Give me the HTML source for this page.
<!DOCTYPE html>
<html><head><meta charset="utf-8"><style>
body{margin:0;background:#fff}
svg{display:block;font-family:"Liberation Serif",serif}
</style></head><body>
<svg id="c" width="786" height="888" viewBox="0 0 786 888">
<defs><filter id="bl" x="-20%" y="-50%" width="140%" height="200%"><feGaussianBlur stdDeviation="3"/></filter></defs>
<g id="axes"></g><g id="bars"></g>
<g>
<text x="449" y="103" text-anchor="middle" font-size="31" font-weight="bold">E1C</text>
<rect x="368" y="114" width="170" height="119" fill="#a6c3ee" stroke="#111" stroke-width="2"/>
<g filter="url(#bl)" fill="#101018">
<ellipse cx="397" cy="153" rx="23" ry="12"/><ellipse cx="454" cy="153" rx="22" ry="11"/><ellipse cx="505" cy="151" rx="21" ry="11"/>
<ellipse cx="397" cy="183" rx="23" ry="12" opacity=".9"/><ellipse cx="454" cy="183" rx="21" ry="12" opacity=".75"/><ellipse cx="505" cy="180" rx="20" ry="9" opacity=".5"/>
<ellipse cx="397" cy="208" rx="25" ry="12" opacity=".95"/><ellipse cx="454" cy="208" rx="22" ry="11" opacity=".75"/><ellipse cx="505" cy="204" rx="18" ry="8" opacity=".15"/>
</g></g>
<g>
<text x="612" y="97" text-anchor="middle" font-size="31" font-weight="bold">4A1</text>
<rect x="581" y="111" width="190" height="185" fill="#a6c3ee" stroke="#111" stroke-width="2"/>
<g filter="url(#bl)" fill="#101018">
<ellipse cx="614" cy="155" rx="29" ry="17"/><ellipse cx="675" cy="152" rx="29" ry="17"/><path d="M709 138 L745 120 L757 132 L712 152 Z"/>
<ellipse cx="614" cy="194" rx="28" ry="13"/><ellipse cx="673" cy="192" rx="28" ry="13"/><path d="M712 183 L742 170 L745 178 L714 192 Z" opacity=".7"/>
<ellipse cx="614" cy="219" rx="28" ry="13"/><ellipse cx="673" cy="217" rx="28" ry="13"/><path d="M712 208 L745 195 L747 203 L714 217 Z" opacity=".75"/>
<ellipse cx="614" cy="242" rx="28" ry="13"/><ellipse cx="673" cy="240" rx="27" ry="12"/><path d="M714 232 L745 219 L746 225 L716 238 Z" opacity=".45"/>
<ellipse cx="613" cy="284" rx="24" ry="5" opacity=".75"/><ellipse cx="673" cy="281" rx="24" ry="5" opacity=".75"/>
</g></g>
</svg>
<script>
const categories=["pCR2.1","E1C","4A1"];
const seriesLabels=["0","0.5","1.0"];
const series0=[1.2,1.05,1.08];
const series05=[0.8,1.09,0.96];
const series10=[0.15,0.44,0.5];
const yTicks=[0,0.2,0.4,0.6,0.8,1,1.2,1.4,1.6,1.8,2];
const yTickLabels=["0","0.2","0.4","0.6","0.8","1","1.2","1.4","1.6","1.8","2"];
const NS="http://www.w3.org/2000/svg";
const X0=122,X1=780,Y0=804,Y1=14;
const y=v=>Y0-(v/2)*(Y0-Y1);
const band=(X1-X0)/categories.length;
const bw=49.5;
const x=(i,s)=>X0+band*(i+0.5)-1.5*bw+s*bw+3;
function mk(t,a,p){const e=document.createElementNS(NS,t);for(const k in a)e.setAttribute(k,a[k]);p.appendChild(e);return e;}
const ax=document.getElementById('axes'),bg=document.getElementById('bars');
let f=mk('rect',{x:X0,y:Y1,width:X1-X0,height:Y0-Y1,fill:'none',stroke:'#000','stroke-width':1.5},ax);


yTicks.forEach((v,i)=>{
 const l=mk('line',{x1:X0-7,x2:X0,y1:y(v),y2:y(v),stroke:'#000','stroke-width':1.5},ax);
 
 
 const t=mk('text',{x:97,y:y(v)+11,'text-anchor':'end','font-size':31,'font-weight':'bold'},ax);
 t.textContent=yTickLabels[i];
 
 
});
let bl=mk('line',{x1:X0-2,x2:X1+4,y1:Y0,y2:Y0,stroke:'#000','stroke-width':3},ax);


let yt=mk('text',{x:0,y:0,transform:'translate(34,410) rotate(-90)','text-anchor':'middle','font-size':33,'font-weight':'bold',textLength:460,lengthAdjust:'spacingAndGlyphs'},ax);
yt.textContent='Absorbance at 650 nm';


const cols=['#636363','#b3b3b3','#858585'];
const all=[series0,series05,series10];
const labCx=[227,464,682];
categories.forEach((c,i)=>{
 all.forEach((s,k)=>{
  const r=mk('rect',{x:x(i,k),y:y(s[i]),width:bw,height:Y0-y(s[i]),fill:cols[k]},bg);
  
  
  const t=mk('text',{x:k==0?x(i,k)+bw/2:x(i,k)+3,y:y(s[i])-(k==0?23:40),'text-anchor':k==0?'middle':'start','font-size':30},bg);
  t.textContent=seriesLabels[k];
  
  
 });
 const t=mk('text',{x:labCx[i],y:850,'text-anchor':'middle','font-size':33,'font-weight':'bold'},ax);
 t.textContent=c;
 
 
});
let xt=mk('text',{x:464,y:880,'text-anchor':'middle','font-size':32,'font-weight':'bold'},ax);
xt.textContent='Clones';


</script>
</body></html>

# # # #

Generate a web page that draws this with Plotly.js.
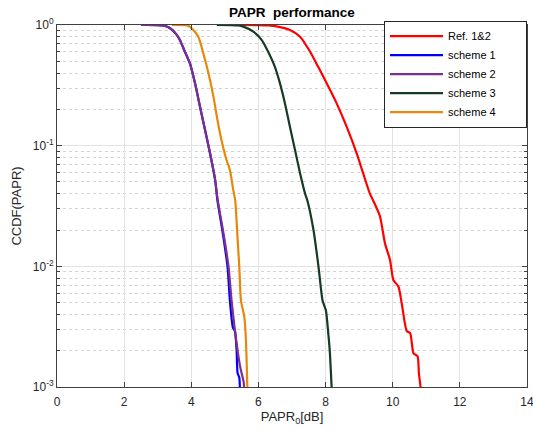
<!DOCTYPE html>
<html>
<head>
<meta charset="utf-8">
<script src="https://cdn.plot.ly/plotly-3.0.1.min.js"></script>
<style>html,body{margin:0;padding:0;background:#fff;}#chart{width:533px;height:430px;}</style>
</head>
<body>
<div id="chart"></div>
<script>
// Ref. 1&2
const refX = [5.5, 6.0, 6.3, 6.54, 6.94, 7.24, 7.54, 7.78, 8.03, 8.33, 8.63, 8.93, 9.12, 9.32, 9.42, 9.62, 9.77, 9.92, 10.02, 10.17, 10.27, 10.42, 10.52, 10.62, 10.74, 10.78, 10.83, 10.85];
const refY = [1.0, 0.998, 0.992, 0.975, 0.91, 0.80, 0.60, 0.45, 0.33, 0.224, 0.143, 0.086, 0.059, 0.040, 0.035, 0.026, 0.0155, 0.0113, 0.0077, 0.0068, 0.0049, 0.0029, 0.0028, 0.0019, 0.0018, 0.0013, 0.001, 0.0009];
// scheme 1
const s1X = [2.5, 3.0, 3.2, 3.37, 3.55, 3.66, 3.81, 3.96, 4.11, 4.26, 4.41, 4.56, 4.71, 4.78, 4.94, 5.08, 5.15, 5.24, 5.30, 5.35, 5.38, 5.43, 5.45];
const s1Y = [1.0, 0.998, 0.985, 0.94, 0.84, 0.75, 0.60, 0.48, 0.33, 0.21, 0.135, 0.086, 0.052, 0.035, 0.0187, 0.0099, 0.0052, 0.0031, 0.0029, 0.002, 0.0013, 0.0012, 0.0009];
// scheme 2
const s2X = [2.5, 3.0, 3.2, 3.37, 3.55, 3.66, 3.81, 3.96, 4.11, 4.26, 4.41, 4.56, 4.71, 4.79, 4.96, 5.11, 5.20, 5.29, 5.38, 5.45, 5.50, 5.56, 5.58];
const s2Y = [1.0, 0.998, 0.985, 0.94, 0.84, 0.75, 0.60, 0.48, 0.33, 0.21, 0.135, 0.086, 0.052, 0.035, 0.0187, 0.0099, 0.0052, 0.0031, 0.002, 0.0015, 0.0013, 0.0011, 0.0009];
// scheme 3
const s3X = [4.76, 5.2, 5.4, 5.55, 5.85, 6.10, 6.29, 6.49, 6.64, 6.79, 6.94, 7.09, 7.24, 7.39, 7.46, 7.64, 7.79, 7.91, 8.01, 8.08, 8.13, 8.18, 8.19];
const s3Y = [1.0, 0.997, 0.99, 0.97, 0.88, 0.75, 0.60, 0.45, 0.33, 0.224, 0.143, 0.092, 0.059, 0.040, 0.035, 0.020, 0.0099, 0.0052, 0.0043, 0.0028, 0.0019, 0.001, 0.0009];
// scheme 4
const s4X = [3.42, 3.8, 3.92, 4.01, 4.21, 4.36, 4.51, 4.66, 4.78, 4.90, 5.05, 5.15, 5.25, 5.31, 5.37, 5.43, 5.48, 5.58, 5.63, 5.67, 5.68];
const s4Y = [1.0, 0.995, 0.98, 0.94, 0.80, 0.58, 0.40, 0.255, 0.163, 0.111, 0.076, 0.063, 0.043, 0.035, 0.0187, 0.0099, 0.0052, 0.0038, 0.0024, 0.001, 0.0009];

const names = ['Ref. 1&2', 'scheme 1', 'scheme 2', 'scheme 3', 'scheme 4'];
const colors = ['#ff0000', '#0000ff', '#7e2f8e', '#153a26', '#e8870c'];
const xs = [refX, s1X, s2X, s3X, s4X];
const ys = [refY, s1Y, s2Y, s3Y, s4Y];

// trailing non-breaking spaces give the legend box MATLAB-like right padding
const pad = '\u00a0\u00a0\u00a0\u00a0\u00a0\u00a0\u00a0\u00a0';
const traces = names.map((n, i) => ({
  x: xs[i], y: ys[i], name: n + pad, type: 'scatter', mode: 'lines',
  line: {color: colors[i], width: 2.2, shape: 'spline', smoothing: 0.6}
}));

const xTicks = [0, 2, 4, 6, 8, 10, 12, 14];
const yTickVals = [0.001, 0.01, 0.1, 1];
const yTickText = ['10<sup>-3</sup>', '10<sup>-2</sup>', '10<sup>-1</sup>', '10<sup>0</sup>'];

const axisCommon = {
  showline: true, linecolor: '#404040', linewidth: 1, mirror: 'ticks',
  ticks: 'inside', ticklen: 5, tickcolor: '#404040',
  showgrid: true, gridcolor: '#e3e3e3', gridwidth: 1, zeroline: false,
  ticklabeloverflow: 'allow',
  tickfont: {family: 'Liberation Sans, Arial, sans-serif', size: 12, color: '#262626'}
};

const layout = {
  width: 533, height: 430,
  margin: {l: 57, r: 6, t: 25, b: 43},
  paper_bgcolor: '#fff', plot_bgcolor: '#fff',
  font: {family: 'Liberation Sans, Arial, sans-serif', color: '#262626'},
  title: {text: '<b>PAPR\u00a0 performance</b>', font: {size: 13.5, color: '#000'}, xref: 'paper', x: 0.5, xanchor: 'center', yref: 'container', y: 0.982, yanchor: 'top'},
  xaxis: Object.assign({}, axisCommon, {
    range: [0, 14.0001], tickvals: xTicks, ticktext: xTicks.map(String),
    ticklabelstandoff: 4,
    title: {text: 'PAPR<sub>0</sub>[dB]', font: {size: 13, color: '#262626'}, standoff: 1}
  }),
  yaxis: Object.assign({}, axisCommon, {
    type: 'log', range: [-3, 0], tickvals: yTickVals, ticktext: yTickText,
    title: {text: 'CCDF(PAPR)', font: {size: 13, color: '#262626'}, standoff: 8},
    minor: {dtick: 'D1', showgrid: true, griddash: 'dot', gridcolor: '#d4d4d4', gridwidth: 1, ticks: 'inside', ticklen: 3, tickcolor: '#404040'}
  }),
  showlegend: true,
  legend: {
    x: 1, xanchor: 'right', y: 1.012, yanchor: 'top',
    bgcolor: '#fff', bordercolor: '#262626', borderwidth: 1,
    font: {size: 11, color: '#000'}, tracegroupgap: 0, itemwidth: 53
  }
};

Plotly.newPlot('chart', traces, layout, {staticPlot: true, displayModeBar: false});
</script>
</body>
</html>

# # # #

Go through the data and gather every line that holds "this".

Give me the HTML source for this page.
Generate a web page that draws this with Plotly.js.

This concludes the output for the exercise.